If you’re looking to supercharge your credit, you might’ve come across the idea of being added as an authorized user to someone else’s credit card.

Before you do so, there are some things to consider with being added to a person’s card (or when thinking about adding someone to your account).

What’s an authorized user?

If you’re an authorized user of a credit card, it means the account owner gave the thumbs up to your financial institution to let you use the card. When you swipe that plastic, purchases you make go through like any other transaction, but the authorized user isn’t on the hook to pay; that responsibility stays with the person who actually owns the account.

This sounds like a pretty sweet deal for the authorized user, but there are potential drawbacks for the authorized user, as well as for the account holder.

Let’s talk about being an authorized user and how it relates to your credit score

If you don’t have credit history, getting started on building one can be tricky. That’s because to have good credit history and the good rates that go with it, you need to be offered credit. And to be offered credit – like a loan or a credit card – you need good credit history.

Frustrating, we know! But there might be a workaround.

As an authorized user, there’s a chance your name might show up on the credit report because some financial institutions may (or may not) list authorized users when reporting to the credit bureaus. If your name isn’t on those reports, then the credit history associated with that account won’t be helping you build your own credit history.

Credit score impact: zero for the authorized user, assuming that their name isn’t included on any credit reporting.

Another reason being an authorized user may not be beneficial is linked to the credit history of the person adding you to their account. While it might seem like a relief if the credit card company includes authorized users in their credit bureau reports, there’s a catch. If the account holder has poor credit history, your name will be on that report, which could potentially impact your credit score.

Credit score impact: potentially negative for the authorized user, depending on the creditworthiness of the account holder.

An account holder may not want to add an authorized user

Adding an authorized user to their credit card account might not be a viable option for some account holders, even if you’re fairly close to them. There are a couple of reasons why they might be hesitant:

  • Taking you on as an authorized user might increase their credit utilization ratio, which is a big factor when it comes to maintaining a good credit score. A low ratio of credit usage is recommended, generally below 30%. If you become an additional user, your usage of the credit, however responsible, could push the account holder closer to or even over this limit, resulting in potential damage to their score.[i]
  • You don’t have to pay for your purchases, but they do. All of them. You may have the best of intentions of paying the account holder back, but the account holder remains on the hook for the debt. This creates a potential financial burden on them that they might not be comfortable with.

Alternatives to being an authorized user: joint accounts and secured credit cards

Creditors want to know that you are financially responsible, meaning you’ll pay them and pay them on time. Two ways you can show your responsibility and build up your credit reputation: being a joint account holder on a credit card account, or getting a secured credit card.

More on your options:

When you’re a joint account holder, you can enjoy all the benefits of being an authorized user while building your own credit history. However, keep in mind that you share an equal obligation to pay the credit card bills, regardless of who made the purchases.

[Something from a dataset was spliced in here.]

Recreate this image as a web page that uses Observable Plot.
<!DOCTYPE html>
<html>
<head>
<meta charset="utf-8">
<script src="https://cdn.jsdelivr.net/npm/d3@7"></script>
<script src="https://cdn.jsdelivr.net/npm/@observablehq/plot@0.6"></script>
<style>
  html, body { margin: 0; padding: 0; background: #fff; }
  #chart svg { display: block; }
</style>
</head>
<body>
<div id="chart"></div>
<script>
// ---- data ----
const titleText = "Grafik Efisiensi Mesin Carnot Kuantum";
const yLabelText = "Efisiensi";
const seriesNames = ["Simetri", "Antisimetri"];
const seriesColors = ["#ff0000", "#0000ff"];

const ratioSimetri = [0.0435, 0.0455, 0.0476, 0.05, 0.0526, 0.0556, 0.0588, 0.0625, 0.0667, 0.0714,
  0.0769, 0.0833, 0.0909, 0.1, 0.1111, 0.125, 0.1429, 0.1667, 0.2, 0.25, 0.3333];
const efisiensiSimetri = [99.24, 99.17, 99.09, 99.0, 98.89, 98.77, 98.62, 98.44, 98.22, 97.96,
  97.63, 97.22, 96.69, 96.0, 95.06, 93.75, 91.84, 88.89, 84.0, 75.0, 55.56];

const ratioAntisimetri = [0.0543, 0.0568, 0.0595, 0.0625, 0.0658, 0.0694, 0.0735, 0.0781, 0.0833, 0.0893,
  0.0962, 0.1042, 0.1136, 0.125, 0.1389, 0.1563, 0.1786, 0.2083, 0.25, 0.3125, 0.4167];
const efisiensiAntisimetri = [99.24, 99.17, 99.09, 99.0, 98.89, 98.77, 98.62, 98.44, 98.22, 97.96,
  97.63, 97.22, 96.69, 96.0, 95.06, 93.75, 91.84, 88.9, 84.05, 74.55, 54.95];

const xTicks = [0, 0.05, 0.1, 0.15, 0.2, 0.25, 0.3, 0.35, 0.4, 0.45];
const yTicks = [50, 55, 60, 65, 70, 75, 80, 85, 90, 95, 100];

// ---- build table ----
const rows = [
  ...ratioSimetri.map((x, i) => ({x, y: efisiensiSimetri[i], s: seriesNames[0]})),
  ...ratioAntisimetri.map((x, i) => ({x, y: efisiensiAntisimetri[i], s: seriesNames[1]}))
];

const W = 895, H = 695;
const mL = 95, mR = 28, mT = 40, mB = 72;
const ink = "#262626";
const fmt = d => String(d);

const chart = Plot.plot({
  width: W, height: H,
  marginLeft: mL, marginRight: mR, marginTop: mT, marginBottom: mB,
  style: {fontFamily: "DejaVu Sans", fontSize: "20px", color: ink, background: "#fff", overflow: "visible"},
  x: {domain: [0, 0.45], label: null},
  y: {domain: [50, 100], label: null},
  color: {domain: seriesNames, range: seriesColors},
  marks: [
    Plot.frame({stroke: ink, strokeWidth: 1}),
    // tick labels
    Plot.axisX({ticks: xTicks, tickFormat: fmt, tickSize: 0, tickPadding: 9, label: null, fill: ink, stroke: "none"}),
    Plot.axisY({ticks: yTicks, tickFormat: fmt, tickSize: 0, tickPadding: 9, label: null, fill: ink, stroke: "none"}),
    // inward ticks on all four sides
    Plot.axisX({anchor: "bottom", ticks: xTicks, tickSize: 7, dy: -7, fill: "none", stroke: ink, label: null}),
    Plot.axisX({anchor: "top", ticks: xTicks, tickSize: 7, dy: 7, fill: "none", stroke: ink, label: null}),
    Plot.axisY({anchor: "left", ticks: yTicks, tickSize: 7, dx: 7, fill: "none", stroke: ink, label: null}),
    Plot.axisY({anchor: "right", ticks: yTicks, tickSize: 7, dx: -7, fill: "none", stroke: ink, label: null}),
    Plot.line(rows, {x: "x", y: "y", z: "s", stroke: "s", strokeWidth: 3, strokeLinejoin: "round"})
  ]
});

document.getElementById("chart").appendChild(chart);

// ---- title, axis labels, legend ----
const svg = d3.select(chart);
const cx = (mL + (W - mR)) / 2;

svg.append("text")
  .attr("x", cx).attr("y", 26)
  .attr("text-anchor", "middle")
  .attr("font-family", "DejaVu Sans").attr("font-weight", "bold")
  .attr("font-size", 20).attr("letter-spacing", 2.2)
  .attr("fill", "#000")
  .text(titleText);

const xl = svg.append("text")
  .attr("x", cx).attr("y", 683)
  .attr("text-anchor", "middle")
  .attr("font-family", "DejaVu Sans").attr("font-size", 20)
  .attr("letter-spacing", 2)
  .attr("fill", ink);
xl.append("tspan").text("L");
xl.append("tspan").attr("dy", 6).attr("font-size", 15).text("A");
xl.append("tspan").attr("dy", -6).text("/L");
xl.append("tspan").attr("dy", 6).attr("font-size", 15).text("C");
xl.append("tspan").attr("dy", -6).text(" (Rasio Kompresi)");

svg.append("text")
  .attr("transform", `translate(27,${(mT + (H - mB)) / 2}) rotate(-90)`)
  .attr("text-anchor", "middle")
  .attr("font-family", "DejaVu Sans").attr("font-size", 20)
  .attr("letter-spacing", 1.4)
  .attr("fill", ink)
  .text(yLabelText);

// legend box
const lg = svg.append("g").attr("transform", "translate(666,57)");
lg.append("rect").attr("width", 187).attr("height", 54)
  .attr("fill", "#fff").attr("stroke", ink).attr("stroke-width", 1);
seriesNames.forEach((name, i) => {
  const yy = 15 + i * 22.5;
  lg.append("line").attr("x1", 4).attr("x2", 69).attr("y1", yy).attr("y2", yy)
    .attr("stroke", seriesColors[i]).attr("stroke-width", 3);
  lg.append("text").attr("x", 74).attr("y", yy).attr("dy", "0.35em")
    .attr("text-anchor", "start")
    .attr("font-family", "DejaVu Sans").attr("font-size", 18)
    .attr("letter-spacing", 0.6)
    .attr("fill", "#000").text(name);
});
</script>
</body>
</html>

This situation works out great when things are going smoothly and payments are made on time with no maxing out the credit limit. But if things slip up, it could mean bad news for both your credit score and the other account holder’s.

Credit score impact: could help or hurt both people on the account, depending on how joint holders manage the account.

Secured credit cards may look like a pay-as-you-go deal because a deposit is often required before you are issued a credit card, but it’s a bit more nuanced than that. The deposit money, which is usually equal to your credit limit on the card, is a security deposit that is held by the credit card company in the event you aren’t able to keep up with your payments.

A benefit here is that it’s just you, which means there is no one else on the account that could bring you down by not paying the bill. Another is that the deposit is usually refunded to you once you’ve shown your financial institution responsible usage and eventually get upgraded to an unsecured, regular credit card. Not sure about the deposit? Check out the card’s terms and conditions.

Credit score impact: could go either way in helping or hurting your credit score, depending on how you stay on top of payments and manage your credit usage.